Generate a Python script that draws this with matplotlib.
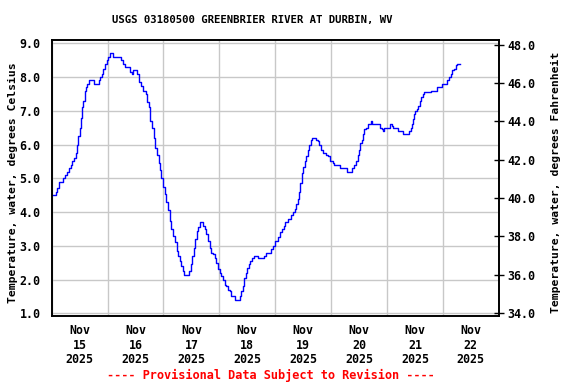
import matplotlib
matplotlib.use("Agg")
import matplotlib.pyplot as plt
import matplotlib.dates as mdates
import numpy as np
import pandas as pd

title = "USGS 03180500 GREENBRIER RIVER AT DURBIN, WV"
ylabel_left = "Temperature, water, degrees Celsius"
ylabel_right = "Temperature, water, degrees Fahrenheit"
footer = "---- Provisional Data Subject to Revision ----"
start = pd.Timestamp("2025-11-15 00:00")
day_labels = ["Nov\n15\n2025", "Nov\n16\n2025", "Nov\n17\n2025", "Nov\n18\n2025",
              "Nov\n19\n2025", "Nov\n20\n2025", "Nov\n21\n2025", "Nov\n22\n2025"]
left_ticks = [1.0, 2.0, 3.0, 4.0, 5.0, 6.0, 7.0, 8.0, 9.0]
right_ticks = [34.0, 36.0, 38.0, 40.0, 42.0, 44.0, 46.0, 48.0]

# hours since Nov 15 00:00
hours = [0.0, 1.6, 1.7, 2.4, 3.3, 4.0, 4.7, 5.7, 6.4, 7.6, 8.1, 8.8, 9.6, 10.3, 10.7,
         11.4, 12.1, 12.6, 13.0, 13.6, 14.1, 14.7, 15.3, 15.8, 17.8, 18.3, 19.6, 20.1,
         20.7, 21.4, 22.1, 22.8, 23.6, 24.3, 25.0, 26.1, 26.4, 29.3, 29.7, 30.7, 31.6,
         33.3, 33.6, 34.3, 35.0, 36.1, 36.7, 37.4, 38.3, 39.3, 40.4, 41.0, 41.8, 42.4,
         43.1, 43.8, 44.4, 45.3, 46.0, 46.6, 47.1, 47.8, 48.6, 49.3, 50.0, 50.7, 51.4,
         52.1, 52.8, 53.6, 54.3, 55.0, 55.7, 56.4, 57.0, 58.6, 59.1, 59.7, 60.3, 61.0,
         61.7, 62.3, 62.8, 63.6, 64.3, 65.0, 65.7, 66.4, 67.1, 67.8, 68.6, 69.3, 70.0,
         70.7, 71.4, 72.1, 72.8, 73.6, 74.3, 75.0, 75.7, 76.4, 77.1, 78.6, 80.4, 80.7,
         81.4, 82.1, 82.8, 83.3, 83.8, 84.6, 85.3, 86.0, 87.1, 88.6, 88.8, 90.7, 91.1,
         92.1, 93.1, 94.0, 95.0, 96.0, 97.1, 98.0, 98.8, 99.7, 100.4, 101.4, 102.6,
         103.6, 104.6, 105.1, 105.7, 106.3, 106.8, 107.4, 108.0, 108.6, 109.3, 110.0,
         110.7, 111.4, 112.0, 112.8, 113.6, 114.3, 115.0, 115.7, 116.4, 117.8, 118.6,
         118.8, 119.7, 120.7, 121.4, 123.6, 124.0, 126.4, 126.8, 128.6, 128.8, 129.7,
         130.7, 131.4, 132.0, 132.6, 133.3, 133.8, 134.3, 135.0, 135.7, 136.8, 137.1,
         137.6, 140.4, 140.8, 141.7, 142.3, 142.6, 145.0, 145.3, 146.0, 146.6, 148.6,
         148.8, 150.4, 150.7, 153.3, 153.6, 154.3, 154.9, 155.1, 155.7, 156.1, 156.7,
         157.4, 158.0, 158.6, 159.3, 159.7, 162.6, 162.8, 165.0, 165.4, 167.1, 167.6,
         169.3, 169.7, 170.7, 171.4, 172.1, 172.8, 173.6, 174.3, 175.3]
temps = [4.5, 4.5, 4.6, 4.7, 4.9, 4.9, 5.0, 5.1, 5.2, 5.3, 5.4, 5.5, 5.6, 5.75, 6.0,
         6.25, 6.5, 6.8, 7.1, 7.3, 7.6, 7.7, 7.8, 7.9, 7.9, 7.8, 7.8, 7.9,
         8.0, 8.1, 8.25, 8.4, 8.5, 8.6, 8.7, 8.7, 8.6, 8.6, 8.5, 8.4, 8.3,
         8.3, 8.15, 8.1, 8.2, 8.2, 8.1, 7.85, 7.75, 7.6, 7.5, 7.25, 7.1, 6.7,
         6.5, 6.2, 5.9, 5.7, 5.45, 5.25, 5.0, 4.75, 4.55, 4.3, 4.05, 3.75, 3.5,
         3.3, 3.1, 2.85, 2.7, 2.55, 2.4, 2.25, 2.15, 2.15, 2.25, 2.45, 2.7, 2.95,
         3.2, 3.45, 3.55, 3.7, 3.7, 3.6, 3.5, 3.35, 3.15, 2.95, 2.8, 2.75, 2.65,
         2.5, 2.3, 2.2, 2.1, 2.0, 1.85, 1.8, 1.7, 1.65, 1.5, 1.4, 1.4, 1.5,
         1.65, 1.8, 2.05, 2.2, 2.35, 2.45, 2.55, 2.65, 2.7, 2.7, 2.65, 2.65, 2.7,
         2.8, 2.8, 2.9, 3.0, 3.15, 3.25, 3.4, 3.5, 3.6, 3.7, 3.8, 3.9,
         4.0, 4.1, 4.25, 4.4, 4.6, 4.85, 5.15, 5.35, 5.5, 5.65, 5.85,
         6.0, 6.15, 6.2, 6.2, 6.15, 6.1, 6.0, 5.85, 5.75, 5.7, 5.65,
         5.65, 5.5, 5.45, 5.4, 5.4, 5.3, 5.3, 5.2, 5.2, 5.3, 5.4,
         5.5, 5.7, 5.85, 6.05, 6.15, 6.3, 6.45, 6.5, 6.6, 6.6, 6.7,
         6.6, 6.6, 6.5, 6.45, 6.4, 6.5, 6.5, 6.6, 6.55, 6.5, 6.5,
         6.4, 6.4, 6.3, 6.3, 6.4, 6.5, 6.6, 6.75, 6.9, 7.0, 7.05,
         7.15, 7.3, 7.4, 7.5, 7.55, 7.55, 7.6, 7.6, 7.7, 7.7, 7.8,
         7.8, 7.9, 8.0, 8.1, 8.2, 8.25, 8.35, 8.4, 8.4]

times = start + pd.to_timedelta(hours, unit="h")

FONT = "DejaVu Sans Mono"
fs = 8.4

fig = plt.figure(figsize=(5.76, 3.84), dpi=100)
ax = fig.add_axes([0.0898, 0.177, 0.776, 0.719])
ax.plot(times, temps, color="#0000ff", lw=1.0, drawstyle="steps-post")

ax.set_xlim(start, start + pd.Timedelta(days=8))
ax.set_ylim(0.92, 9.1)
ax.set_yticks(left_ticks)
ax.set_yticklabels([f"{v:.1f}" for v in left_ticks], family=FONT, fontsize=fs, fontweight="bold")
ax.xaxis.set_major_locator(mdates.DayLocator())
ax.xaxis.set_major_formatter(plt.NullFormatter())
noon = [start + pd.Timedelta(hours=12 + 24 * i) for i in range(len(day_labels))]
ax.set_xticks(noon, minor=True)
ax.set_xticklabels(day_labels, minor=True, family=FONT, fontsize=fs, fontweight="bold",
                   linespacing=1.15)
ax.tick_params(axis="x", which="both", length=0)
ax.tick_params(axis="x", which="minor", pad=6)
ax.tick_params(axis="y", length=0, pad=8)
ax.grid(True, which="major", color="#c8c8c8", lw=1.0)
ax.set_axisbelow(True)
for s in ax.spines.values():
    s.set_linewidth(1.2)
    s.set_color("black")
ax.set_ylabel(ylabel_left, family=FONT, fontsize=8.2, fontweight="bold")
ax.yaxis.set_label_coords(-0.076, 0.482)

ax2 = ax.twinx()
ax2.set_ylim(33.83, 48.26)
ax2.set_yticks(right_ticks)
ax2.set_yticklabels([f"{v:.1f}" for v in right_ticks], family=FONT, fontsize=fs, fontweight="bold")
ax2.tick_params(axis="y", direction="inout", length=7, width=1.0, pad=3)
ax2.set_ylabel(ylabel_right, family=FONT, fontsize=8.2, fontweight="bold")
ax2.yaxis.set_label_coords(1.116, 0.483)
for s in ax2.spines.values():
    s.set_linewidth(1.2)

fig.text(0.4375, 0.948, title, ha="center", va="center", family=FONT, fontsize=7.7,
         fontweight="bold")
fig.text(0.4705, 0.023, footer, ha="center", va="center", family=FONT, fontsize=8.6,
         fontweight="bold", color="#ff0000")

fig.savefig("out.png", dpi=100)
-=-=-
_WHAT TO PRODUCE_.
Emit the lines of the material exactly, from its first line to the line containing "right_ticks = [34.0, 36.0, 38.0, 40.0, 42.0, 44.0, 46.0, 48.0]", inclusive; leave every picture out.

_TASK RESPONSE_.
Generate a Python script that draws this with matplotlib.
import matplotlib
matplotlib.use("Agg")
import matplotlib.pyplot as plt
import matplotlib.dates as mdates
import numpy as np
import pandas as pd

title = "USGS 03180500 GREENBRIER RIVER AT DURBIN, WV"
ylabel_left = "Temperature, water, degrees Celsius"
ylabel_right = "Temperature, water, degrees Fahrenheit"
footer = "---- Provisional Data Subject to Revision ----"
start = pd.Timestamp("2025-11-15 00:00")
day_labels = ["Nov\n15\n2025", "Nov\n16\n2025", "Nov\n17\n2025", "Nov\n18\n2025",
              "Nov\n19\n2025", "Nov\n20\n2025", "Nov\n21\n2025", "Nov\n22\n2025"]
left_ticks = [1.0, 2.0, 3.0, 4.0, 5.0, 6.0, 7.0, 8.0, 9.0]
right_ticks = [34.0, 36.0, 38.0, 40.0, 42.0, 44.0, 46.0, 48.0]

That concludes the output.